Trois exemples sont, pour moi, absents de ce texte. Je précise que je ne m'exprime plus au nom de France urbaine, même si nombre de mes collègues partagent ces convictions, mais à titre personnel.

Comment un demandeur d'asile à qui l'État ne garantit pas les conditions minimales d'hébergement ou de dignité peut-il vivre cette confiance dans la République ? J'aurais aimé que ce texte inclue des mesures fortes sur ce sujet.

Comment un jeune qui est contrôlé régulièrement, parfois même de manière incessante, en raison de son quartier ou de sa couleur de peau, peut-il ne pas douter ? J'aurais aimé que la question du récépissé trouve ici sa traduction législative.

Comment une personne discriminée ou exclue du marché du travail pour sa couleur de peau ou son adresse ne peut-elle douter de la République du réel, celle qui se traduit dans la vie de tous les jours ? J'aurais aimé qu'un travail avec les organisations syndicales constitue une base d'avancée dans ce texte.

Dans ce texte, nous ne voyons pas l'affirmation d'une ambition de la dimension sociale de la République.

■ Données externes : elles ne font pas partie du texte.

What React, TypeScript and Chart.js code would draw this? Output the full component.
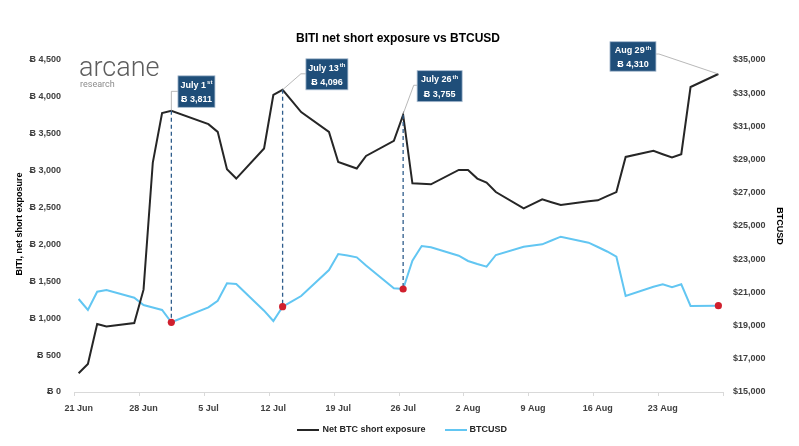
import React, { useEffect, useRef } from 'react';
import { Chart, registerables } from 'chart.js';

Chart.register(...registerables);

// ---------- DATA ----------
const DATES = [
  '2022-06-21', '2022-06-22', '2022-06-23', '2022-06-24', '2022-06-27', '2022-06-28', '2022-06-29', '2022-06-30',
  '2022-07-01', '2022-07-05', '2022-07-06', '2022-07-07', '2022-07-08', '2022-07-11', '2022-07-12', '2022-07-13',
  '2022-07-14', '2022-07-15', '2022-07-18', '2022-07-19', '2022-07-20', '2022-07-21', '2022-07-22', '2022-07-25',
  '2022-07-26', '2022-07-27', '2022-07-28', '2022-07-29', '2022-08-01', '2022-08-02', '2022-08-03', '2022-08-04',
  '2022-08-05', '2022-08-08', '2022-08-09', '2022-08-10', '2022-08-11', '2022-08-12', '2022-08-15', '2022-08-16',
  '2022-08-17', '2022-08-18', '2022-08-19', '2022-08-22', '2022-08-23', '2022-08-24', '2022-08-25', '2022-08-26',
  '2022-08-29',
];

// Net BTC short exposure (BTC)
const BITI_SHORT = [
  254, 381, 921, 888, 934, 1387, 3110, 3781,
  3811, 3631, 3526, 3019, 2893, 3301, 4026, 4096,
  3945, 3794, 3526, 3118, 3074, 3030, 3200, 3404,
  3755, 2829, 2822, 2815, 3010, 3010, 2893, 2838,
  2710, 2489, 2550, 2611, 2572, 2534, 2585, 2598,
  2655, 2710, 3186, 3268, 3223, 3178, 3223, 4134,
  4310,
];

// BTCUSD price
const BTCUSD = [
  20602, 19940, 21042, 21144, 20681, 20241, 20090, 19940,
  19199, 20102, 20500, 21548, 21506, 19898, 19277, 20138,
  20460, 20783, 22349, 23313, 23223, 23114, 22620, 21247,
  21205, 22910, 23795, 23717, 23211, 22892, 22711, 22548,
  23253, 23753, 23825, 23897, 24126, 24356, 23994, 23735,
  23464, 23150, 20783, 21343, 21488, 21307, 21488, 20181,
  20199,
];

const X_TICK_LABELS = ['21 Jun', '28 Jun', '5 Jul', '12 Jul', '19 Jul', '26 Jul', '2 Aug', '9 Aug', '16 Aug', '23 Aug'];

const HIGHLIGHT_DATES = ['2022-07-01', '2022-07-13', '2022-07-26', '2022-08-29'];
const HIGHLIGHT_TITLES = ['July 1', 'July 13', 'July 26', 'Aug 29'];
const HIGHLIGHT_SUPS = ['st', 'th', 'th', 'th'];

const TITLE = 'BITI net short exposure vs BTCUSD';
const SERIES_NAMES = ['Net BTC short exposure', 'BTCUSD'];
const LEFT_AXIS_TITLE = 'BITI, net short exposure';
const RIGHT_AXIS_TITLE = 'BTCUSD';

// ---------- STYLE / LAYOUT ----------
const FONT = '"Liberation Sans", Arial, Helvetica, sans-serif';
const BLACK = '#262626';
const BLUE = '#62C6F2';
const RED = '#D0202E';
const BOX = '#1F4E79';
const TEXT = '#404040';

// annotation layout, relative to the black point of each highlighted date
const ANN_LAYOUT = [
  { box: [6.6, -35, 37, 31.5], conn: [[0, 0], [0, -19.5], [6.6, -19.5]], drop: true },
  { box: [23.3, -31, 42, 31], conn: [[0, 0], [18.3, -16], [23.3, -16]], drop: true },
  { box: [14, -44.3, 45, 31], conn: [[0, -1], [10.6, -29.7], [14, -29.7]], drop: true },
  { box: [-108.4, -32.3, 46, 29.5], conn: [[0, 0], [-59.4, -20], [-62.4, -20]], drop: false },
];

const t0 = Date.parse(DATES[0] + 'T00:00:00Z');
const dayIndex = (d: string) => Math.round((Date.parse(d + 'T00:00:00Z') - t0) / 86400000);
const DAYS = DATES.map(dayIndex);

const fmtBTC = (v: number) => 'Ƀ ' + Math.round(v).toLocaleString('en-US');
const fmtUSD = (v: number) => '$' + Math.round(v).toLocaleString('en-US');

const decorPlugin = {
  id: 'decor',
  afterDatasetsDraw(chart: any) {
    const ctx = chart.ctx;
    const xs = chart.scales.x, yl = chart.scales.yL, yr = chart.scales.yR;
    ctx.save();
    HIGHLIGHT_DATES.forEach((d, k) => {
      const i = DATES.indexOf(d);
      const px = xs.getPixelForValue(DAYS[i]);
      const pyB = yl.getPixelForValue(BITI_SHORT[i]);
      const pyU = yr.getPixelForValue(BTCUSD[i]);
      if (ANN_LAYOUT[k].drop) {
        ctx.beginPath();
        ctx.setLineDash([4, 3]);
        ctx.strokeStyle = '#2F5D8C';
        ctx.lineWidth = 1.3;
        ctx.moveTo(px, pyB);
        ctx.lineTo(px, pyU);
        ctx.stroke();
        ctx.setLineDash([]);
      }
      ctx.beginPath();
      ctx.fillStyle = RED;
      ctx.arc(px, pyU, 3.6, 0, Math.PI * 2);
      ctx.fill();
    });
    ctx.restore();
  },
  afterDraw(chart: any) {
    const ctx = chart.ctx;
    const xs = chart.scales.x, yl = chart.scales.yL;
    const area = chart.chartArea;
    ctx.save();

    // x tick marks (between categories)
    ctx.strokeStyle = '#D9D9D9';
    ctx.lineWidth = 1;
    for (let k = 0; k <= 10; k++) {
      const v = -0.5 + 7 * k;
      const px = Math.round(xs.getPixelForValue(v)) + 0.5;
      ctx.beginPath();
      ctx.moveTo(px, area.bottom);
      ctx.lineTo(px, area.bottom + 4);
      ctx.stroke();
    }

    // Title
    ctx.fillStyle = '#000';
    ctx.font = `bold 12px ${FONT}`;
    ctx.textAlign = 'center';
    ctx.textBaseline = 'middle';
    ctx.fillText(TITLE, 398, 39);

    // Logo
    ctx.textAlign = 'left';
    ctx.textBaseline = 'alphabetic';
    ctx.fillStyle = '#5E5E5E';
    ctx.font = `300 27px Roboto, ${FONT}`;
    ctx.fillText('arcane', 79, 75.5);
    ctx.fillStyle = '#8C8C8C';
    ctx.font = `9px Roboto, ${FONT}`;
    ctx.fillText('research', 80, 87);

    // Axis titles
    ctx.fillStyle = '#000';
    ctx.font = `bold 9px ${FONT}`;
    ctx.textAlign = 'center';
    ctx.textBaseline = 'middle';
    ctx.save();
    ctx.translate(20, 224);
    ctx.rotate(-Math.PI / 2);
    ctx.fillText(LEFT_AXIS_TITLE, 0, 0);
    ctx.restore();
    ctx.save();
    ctx.translate(779, 226);
    ctx.rotate(Math.PI / 2);
    ctx.fillText(RIGHT_AXIS_TITLE, 0, 0);
    ctx.restore();

    // Legend
    const ly = 430;
    ctx.lineWidth = 2;
    ctx.strokeStyle = BLACK;
    ctx.beginPath(); ctx.moveTo(297, ly); ctx.lineTo(319, ly); ctx.stroke();
    ctx.strokeStyle = BLUE;
    ctx.beginPath(); ctx.moveTo(445, ly); ctx.lineTo(467, ly); ctx.stroke();
    ctx.fillStyle = '#262626';
    ctx.font = `bold 9px ${FONT}`;
    ctx.textAlign = 'left';
    ctx.fillText(SERIES_NAMES[0], 322.5, ly);
    ctx.fillText(SERIES_NAMES[1], 469.5, ly);

    // Annotations
    HIGHLIGHT_DATES.forEach((d, k) => {
      const i = DATES.indexOf(d);
      const px = xs.getPixelForValue(DAYS[i]);
      const py = yl.getPixelForValue(BITI_SHORT[i]);
      const L = ANN_LAYOUT[k];
      // connector
      ctx.strokeStyle = '#A6A6A6';
      ctx.lineWidth = 0.8;
      ctx.beginPath();
      L.conn.forEach((p, j) => {
        if (j === 0) ctx.moveTo(px + p[0], py + p[1]);
        else ctx.lineTo(px + p[0], py + p[1]);
      });
      ctx.stroke();
      // box
      const [bx, by, bw, bh] = L.box;
      const x0 = px + bx, y0 = py + by;
      ctx.fillStyle = BOX;
      ctx.fillRect(x0, y0, bw, bh);
      ctx.strokeStyle = '#A9BCD0';
      ctx.lineWidth = 0.8;
      ctx.strokeRect(x0, y0, bw, bh);
      // text
      ctx.fillStyle = '#FFFFFF';
      ctx.textBaseline = 'middle';
      ctx.font = `bold 9px ${FONT}`;
      const main = HIGHLIGHT_TITLES[k];
      const sup = HIGHLIGHT_SUPS[k];
      const mw = ctx.measureText(main).width;
      ctx.font = `bold 6px ${FONT}`;
      const sw = ctx.measureText(sup).width;
      const total = mw + 1 + sw;
      const cx = x0 + bw / 2;
      ctx.textAlign = 'left';
      ctx.font = `bold 9px ${FONT}`;
      ctx.fillText(main, cx - total / 2, y0 + bh * 0.3);
      ctx.font = `bold 6px ${FONT}`;
      ctx.fillText(sup, cx - total / 2 + mw + 1, y0 + bh * 0.3 - 2.5);
      ctx.font = `bold 9px ${FONT}`;
      ctx.textAlign = 'center';
      ctx.fillText(fmtBTC(BITI_SHORT[i]), cx, y0 + bh * 0.76);
    });

    ctx.restore();
  },
};

export default function App() {
  const ref = useRef<HTMLCanvasElement | null>(null);

  useEffect(() => {
    document.body.style.margin = '0';
    const canvas = ref.current;
    if (!canvas) return;
    const chart = new Chart(canvas, {
      type: 'line',
      data: {
        datasets: [
          {
            label: SERIES_NAMES[0],
            data: DAYS.map((x, i) => ({ x, y: BITI_SHORT[i] })),
            borderColor: BLACK,
            borderWidth: 2,
            pointRadius: 0,
            tension: 0,
            yAxisID: 'yL',
          },
          {
            label: SERIES_NAMES[1],
            data: DAYS.map((x, i) => ({ x, y: BTCUSD[i] })),
            borderColor: BLUE,
            borderWidth: 2,
            pointRadius: 0,
            tension: 0,
            yAxisID: 'yR',
          },
        ],
      },
      options: {
        responsive: false,
        animation: false,
        devicePixelRatio: 1,
        layout: { padding: { top: 60, bottom: 0, left: 0, right: 0 } },
        plugins: {
          legend: { display: false },
          title: { display: false },
          tooltip: { enabled: false },
        },
        scales: {
          x: {
            type: 'linear',
            min: -0.5,
            max: 69.5,
            grid: { display: false, drawTicks: false },
            border: { display: true, color: '#D9D9D9', width: 1 },
            afterBuildTicks: (scale: any) => {
              scale.ticks = X_TICK_LABELS.map((_, k) => ({ value: k * 7 }));
            },
            afterFit: (scale: any) => { scale.height = 54; },
            ticks: {
              autoSkip: false,
              maxRotation: 0,
              padding: 11,
              color: TEXT,
              font: { family: FONT, size: 9, weight: 'bold' },
              callback: (_v: any, idx: number) => X_TICK_LABELS[idx],
            },
          },
          yL: {
            type: 'linear',
            position: 'left',
            min: 0,
            max: 4500,
            grid: { display: false, drawTicks: false },
            border: { display: false },
            afterFit: (scale: any) => { scale.width = 74; },
            ticks: {
              stepSize: 500,
              padding: 13,
              color: TEXT,
              font: { family: FONT, size: 9, weight: 'bold' },
              callback: (v: any) => fmtBTC(Number(v)),
            },
          },
          yR: {
            type: 'linear',
            position: 'right',
            min: 15000,
            max: 35000,
            grid: { display: false, drawTicks: false },
            border: { display: false },
            afterFit: (scale: any) => { scale.width = 76; },
            ticks: {
              stepSize: 2000,
              padding: 10,
              color: TEXT,
              font: { family: FONT, size: 9, weight: 'bold' },
              callback: (v: any) => fmtUSD(Number(v)),
            },
          },
        },
      },
      plugins: [decorPlugin],
    } as any);
    return () => chart.destroy();
  }, []);

  return (
    <div style={{ width: 799, height: 446, background: '#fff' }}>
      <canvas ref={ref} width={799} height={446} style={{ display: 'block', width: 799, height: 446 }} />
    </div>
  );
}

Cette question prend davantage d'acuité au moment où la crise sanitaire engendre sur le terrain une crise de la pauvreté sans précédent, que les maires de toutes sensibilités politiques sentent monter. Des familles déjà en difficulté le sont encore davantage et, pour la première fois de leur vie, des hommes et des femmes ne savent pas comment remplir leur frigo après le 20 du mois. Si l'on ne s'attaque pas à cette question sociale, si l'on ne prend pas en compte le contexte global, nous n'atteindrons pas une partie de l'enjeu.

En conclusion, si ce texte propose des mesures nécessaires pour répondre à certaines urgences que je partage, je suis en désaccord avec d'autres. Je m'inquiète de ce que vivent des millions de Français, qui ne sont ni des séparatistes ni des islamistes radicaux et qui ne se reconnaîtront pas dans ce texte si rien ne change dans leur vie quotidienne. Conforter les principes républicains, c'est aussi progresser en matière de discrimination, d'exclusion et de République sociale au sens le plus large. Ce texte gagnerait en profondeur et en efficacité s'il intégrait des mesures allant dans ce sens.